PROBLEM DESCRIPTION:
Below are entries; repeat exactly, and nothing else, the lines from the one holding "Generate a component" through the one holding "import * as", inclusive. Leave the pictures out.

SUPPLIED DATA:
>>
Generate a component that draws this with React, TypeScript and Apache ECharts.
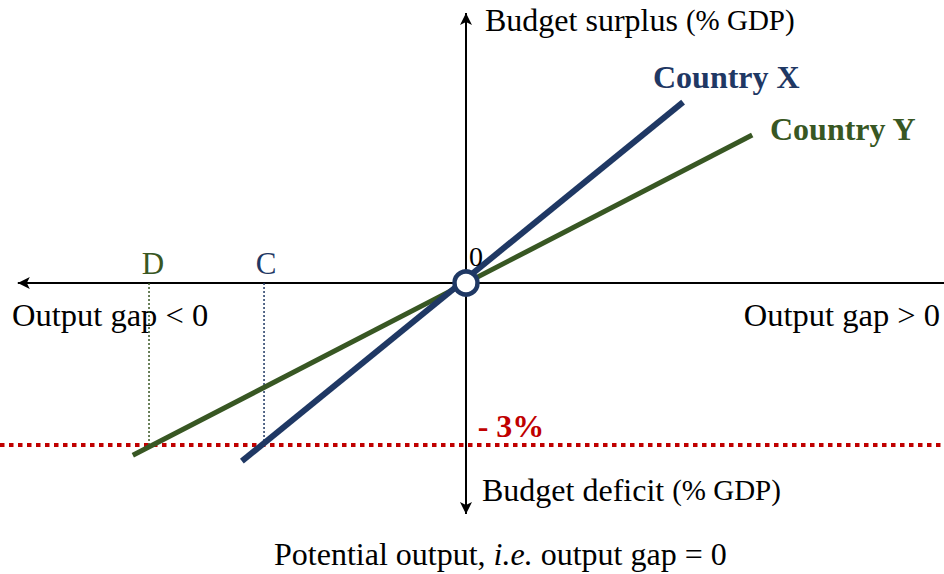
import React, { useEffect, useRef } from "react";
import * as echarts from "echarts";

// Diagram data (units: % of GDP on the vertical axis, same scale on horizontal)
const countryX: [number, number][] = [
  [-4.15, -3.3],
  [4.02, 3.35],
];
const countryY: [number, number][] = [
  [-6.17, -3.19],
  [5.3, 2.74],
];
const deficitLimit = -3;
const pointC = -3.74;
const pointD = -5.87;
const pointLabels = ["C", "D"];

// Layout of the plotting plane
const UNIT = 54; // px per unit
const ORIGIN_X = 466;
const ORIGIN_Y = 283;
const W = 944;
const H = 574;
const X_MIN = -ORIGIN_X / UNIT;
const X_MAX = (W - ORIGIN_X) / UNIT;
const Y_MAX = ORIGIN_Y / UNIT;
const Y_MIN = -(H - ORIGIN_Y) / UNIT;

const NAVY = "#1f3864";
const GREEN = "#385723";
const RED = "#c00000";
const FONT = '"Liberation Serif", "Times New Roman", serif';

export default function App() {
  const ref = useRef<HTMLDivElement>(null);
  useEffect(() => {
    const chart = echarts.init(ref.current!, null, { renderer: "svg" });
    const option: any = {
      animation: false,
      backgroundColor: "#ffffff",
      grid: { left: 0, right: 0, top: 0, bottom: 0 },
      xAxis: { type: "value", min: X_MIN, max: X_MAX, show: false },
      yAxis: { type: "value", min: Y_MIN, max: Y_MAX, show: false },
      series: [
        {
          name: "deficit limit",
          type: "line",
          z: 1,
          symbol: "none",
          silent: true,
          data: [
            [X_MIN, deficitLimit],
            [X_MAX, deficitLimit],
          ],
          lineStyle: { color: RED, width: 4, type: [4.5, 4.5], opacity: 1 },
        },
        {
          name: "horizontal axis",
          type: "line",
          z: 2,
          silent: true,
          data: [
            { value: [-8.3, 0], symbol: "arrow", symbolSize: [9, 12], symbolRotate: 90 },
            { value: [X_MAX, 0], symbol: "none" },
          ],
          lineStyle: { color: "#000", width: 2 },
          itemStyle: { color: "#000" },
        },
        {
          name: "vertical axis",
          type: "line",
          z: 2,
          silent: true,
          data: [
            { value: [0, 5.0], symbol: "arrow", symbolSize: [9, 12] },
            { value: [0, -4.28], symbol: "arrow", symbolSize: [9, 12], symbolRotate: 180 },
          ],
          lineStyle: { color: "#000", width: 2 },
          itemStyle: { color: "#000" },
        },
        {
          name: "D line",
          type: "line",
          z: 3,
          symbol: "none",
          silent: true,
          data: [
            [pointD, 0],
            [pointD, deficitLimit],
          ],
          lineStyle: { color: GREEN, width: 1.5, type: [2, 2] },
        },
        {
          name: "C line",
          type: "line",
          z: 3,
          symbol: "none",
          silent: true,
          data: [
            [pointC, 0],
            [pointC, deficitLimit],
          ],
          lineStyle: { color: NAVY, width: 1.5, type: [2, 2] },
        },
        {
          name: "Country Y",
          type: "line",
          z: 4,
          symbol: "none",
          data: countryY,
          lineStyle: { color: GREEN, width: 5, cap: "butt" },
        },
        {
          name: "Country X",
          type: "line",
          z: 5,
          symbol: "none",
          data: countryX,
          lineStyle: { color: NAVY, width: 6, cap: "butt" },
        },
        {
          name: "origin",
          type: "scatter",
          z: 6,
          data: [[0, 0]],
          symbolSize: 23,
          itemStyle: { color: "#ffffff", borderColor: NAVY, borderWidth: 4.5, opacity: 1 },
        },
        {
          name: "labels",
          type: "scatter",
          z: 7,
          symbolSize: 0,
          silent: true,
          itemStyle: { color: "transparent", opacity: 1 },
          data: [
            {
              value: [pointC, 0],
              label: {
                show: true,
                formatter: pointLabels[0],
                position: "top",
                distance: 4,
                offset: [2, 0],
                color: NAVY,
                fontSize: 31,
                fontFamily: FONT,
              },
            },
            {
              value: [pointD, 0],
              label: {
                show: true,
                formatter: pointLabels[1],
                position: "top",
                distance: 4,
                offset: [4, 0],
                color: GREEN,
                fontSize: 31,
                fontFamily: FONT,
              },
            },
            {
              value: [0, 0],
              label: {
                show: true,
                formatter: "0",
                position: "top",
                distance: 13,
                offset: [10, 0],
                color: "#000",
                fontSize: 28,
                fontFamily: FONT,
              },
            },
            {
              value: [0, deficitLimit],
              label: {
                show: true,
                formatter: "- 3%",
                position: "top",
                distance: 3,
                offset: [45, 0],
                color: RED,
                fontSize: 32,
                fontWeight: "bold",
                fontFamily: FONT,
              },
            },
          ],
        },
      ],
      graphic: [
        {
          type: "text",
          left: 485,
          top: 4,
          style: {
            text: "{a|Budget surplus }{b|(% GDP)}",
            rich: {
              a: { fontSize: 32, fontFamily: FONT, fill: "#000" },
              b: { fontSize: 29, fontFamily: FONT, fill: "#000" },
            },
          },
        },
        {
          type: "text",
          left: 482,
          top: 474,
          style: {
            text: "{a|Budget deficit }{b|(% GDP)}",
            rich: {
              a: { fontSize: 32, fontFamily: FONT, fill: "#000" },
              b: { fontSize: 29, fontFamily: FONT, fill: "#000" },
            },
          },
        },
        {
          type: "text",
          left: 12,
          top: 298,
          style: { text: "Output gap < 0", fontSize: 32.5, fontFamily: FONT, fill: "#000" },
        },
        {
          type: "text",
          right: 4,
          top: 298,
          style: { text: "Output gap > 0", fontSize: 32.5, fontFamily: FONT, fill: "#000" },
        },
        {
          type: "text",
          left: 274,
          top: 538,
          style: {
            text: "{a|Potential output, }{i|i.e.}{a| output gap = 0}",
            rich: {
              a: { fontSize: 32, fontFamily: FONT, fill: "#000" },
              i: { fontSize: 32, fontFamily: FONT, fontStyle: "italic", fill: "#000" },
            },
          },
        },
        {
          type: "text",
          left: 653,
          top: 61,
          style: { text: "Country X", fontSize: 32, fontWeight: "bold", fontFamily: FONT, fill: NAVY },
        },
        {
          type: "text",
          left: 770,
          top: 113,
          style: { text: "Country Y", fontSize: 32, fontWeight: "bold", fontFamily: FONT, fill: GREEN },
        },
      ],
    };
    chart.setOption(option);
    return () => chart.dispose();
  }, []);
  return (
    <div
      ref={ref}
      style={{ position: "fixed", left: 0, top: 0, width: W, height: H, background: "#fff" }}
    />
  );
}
<<
>>
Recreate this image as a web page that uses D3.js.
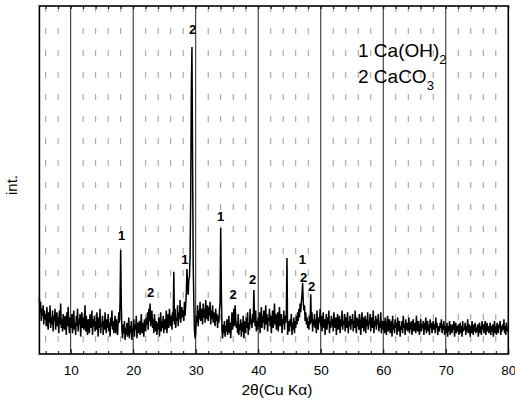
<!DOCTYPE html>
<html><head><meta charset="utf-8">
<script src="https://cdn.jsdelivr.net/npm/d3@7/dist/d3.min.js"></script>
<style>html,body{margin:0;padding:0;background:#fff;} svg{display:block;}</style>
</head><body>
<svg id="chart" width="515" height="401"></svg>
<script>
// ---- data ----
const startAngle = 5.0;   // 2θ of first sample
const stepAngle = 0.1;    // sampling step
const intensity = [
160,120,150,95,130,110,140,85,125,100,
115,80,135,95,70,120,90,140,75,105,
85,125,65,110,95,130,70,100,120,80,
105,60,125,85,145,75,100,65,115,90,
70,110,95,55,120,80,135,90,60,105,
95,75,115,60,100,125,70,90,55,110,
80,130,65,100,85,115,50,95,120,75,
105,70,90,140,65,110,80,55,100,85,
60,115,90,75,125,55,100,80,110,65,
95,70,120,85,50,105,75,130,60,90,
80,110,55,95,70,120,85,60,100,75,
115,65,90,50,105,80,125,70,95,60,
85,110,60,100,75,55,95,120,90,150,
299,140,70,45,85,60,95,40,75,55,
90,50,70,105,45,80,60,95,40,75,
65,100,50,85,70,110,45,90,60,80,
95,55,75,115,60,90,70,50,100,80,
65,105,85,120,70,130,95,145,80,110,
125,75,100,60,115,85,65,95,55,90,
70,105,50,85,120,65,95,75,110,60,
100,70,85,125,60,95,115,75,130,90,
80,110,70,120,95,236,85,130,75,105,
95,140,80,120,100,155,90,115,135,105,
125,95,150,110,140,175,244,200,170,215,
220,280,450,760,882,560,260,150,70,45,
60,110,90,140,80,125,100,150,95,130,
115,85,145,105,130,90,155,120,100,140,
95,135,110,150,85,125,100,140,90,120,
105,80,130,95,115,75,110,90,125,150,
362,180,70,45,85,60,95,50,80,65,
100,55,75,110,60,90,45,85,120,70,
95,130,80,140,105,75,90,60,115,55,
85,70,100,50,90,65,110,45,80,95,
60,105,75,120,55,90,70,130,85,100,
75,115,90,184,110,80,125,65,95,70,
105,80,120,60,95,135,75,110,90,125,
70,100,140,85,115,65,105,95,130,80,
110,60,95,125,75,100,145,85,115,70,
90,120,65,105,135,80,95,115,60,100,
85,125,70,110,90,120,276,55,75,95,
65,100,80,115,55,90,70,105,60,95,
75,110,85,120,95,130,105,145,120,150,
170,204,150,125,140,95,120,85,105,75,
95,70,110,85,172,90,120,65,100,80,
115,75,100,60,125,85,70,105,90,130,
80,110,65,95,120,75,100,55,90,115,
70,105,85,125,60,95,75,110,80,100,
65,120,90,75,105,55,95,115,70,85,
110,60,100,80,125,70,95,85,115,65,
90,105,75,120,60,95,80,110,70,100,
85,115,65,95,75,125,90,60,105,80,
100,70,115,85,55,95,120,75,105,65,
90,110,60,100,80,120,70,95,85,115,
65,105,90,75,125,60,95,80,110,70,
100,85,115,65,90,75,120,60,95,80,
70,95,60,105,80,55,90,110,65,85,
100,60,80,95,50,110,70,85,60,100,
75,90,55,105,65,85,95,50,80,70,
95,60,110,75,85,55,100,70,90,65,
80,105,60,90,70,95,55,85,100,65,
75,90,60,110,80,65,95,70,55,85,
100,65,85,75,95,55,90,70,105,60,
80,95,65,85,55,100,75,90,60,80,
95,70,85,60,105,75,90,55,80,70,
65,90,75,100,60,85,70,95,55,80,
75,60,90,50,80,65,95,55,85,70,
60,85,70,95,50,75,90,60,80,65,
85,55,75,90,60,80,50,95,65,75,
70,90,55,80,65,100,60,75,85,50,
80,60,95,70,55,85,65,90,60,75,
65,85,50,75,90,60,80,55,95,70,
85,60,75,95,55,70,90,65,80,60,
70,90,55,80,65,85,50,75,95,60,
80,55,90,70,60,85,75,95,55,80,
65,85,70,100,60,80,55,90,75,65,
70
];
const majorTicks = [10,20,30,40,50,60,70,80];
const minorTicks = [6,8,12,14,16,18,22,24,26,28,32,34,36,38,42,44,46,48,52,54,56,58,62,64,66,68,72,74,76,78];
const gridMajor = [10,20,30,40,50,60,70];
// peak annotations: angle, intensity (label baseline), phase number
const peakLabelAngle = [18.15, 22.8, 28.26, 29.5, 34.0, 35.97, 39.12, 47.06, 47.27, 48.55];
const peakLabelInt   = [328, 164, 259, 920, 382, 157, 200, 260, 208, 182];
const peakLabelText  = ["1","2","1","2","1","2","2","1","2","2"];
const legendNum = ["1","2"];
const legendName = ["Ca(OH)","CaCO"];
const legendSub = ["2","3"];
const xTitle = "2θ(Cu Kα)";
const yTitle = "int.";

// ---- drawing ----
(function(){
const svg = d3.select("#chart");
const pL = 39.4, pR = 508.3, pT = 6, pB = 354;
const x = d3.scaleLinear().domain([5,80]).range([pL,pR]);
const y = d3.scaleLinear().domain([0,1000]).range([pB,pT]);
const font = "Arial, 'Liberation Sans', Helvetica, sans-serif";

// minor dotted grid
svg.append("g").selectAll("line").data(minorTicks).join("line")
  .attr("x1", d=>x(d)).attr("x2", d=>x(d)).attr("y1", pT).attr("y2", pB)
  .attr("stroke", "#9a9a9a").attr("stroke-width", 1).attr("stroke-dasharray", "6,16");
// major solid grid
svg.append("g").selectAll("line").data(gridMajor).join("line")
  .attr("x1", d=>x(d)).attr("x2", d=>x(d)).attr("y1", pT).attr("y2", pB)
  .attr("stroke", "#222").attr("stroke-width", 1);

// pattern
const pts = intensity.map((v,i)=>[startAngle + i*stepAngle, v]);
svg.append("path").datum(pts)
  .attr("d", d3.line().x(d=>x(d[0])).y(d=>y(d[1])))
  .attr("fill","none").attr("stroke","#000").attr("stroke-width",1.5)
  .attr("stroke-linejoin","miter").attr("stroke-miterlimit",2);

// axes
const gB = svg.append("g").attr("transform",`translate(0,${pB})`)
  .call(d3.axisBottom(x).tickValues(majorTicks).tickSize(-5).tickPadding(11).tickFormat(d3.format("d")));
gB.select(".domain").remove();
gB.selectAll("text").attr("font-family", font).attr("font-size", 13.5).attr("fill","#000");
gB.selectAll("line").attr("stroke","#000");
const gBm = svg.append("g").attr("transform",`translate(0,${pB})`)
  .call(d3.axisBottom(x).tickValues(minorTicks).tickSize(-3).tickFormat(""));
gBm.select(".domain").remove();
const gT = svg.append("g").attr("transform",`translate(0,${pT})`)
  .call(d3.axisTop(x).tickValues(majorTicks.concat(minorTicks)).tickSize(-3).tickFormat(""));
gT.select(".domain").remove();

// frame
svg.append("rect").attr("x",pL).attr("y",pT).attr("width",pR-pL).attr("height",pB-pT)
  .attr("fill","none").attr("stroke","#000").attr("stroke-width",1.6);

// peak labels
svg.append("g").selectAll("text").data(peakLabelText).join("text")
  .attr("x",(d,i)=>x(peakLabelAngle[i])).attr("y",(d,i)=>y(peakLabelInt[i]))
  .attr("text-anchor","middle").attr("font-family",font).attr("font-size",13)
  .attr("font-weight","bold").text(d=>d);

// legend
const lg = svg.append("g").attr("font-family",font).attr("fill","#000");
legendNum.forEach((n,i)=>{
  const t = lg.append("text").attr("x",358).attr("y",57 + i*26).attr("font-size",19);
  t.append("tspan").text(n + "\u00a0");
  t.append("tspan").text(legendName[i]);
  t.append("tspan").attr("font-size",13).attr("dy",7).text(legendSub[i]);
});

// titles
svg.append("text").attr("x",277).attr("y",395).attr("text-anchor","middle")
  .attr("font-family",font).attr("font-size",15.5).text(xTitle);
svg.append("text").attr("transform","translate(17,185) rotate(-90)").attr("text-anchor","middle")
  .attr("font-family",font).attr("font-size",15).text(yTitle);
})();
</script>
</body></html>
<<
>>
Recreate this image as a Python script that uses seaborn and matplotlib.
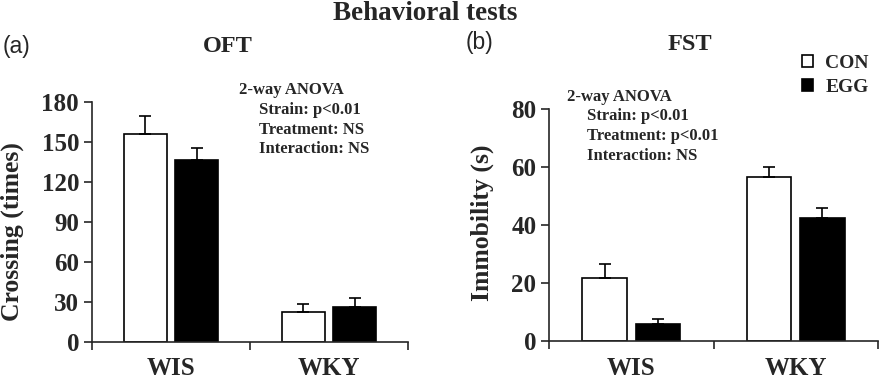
<<
TASK OUTPUT:
Generate a component that draws this with React, TypeScript and Apache ECharts.
import React, { useEffect, useRef } from "react";
import * as echarts from "echarts";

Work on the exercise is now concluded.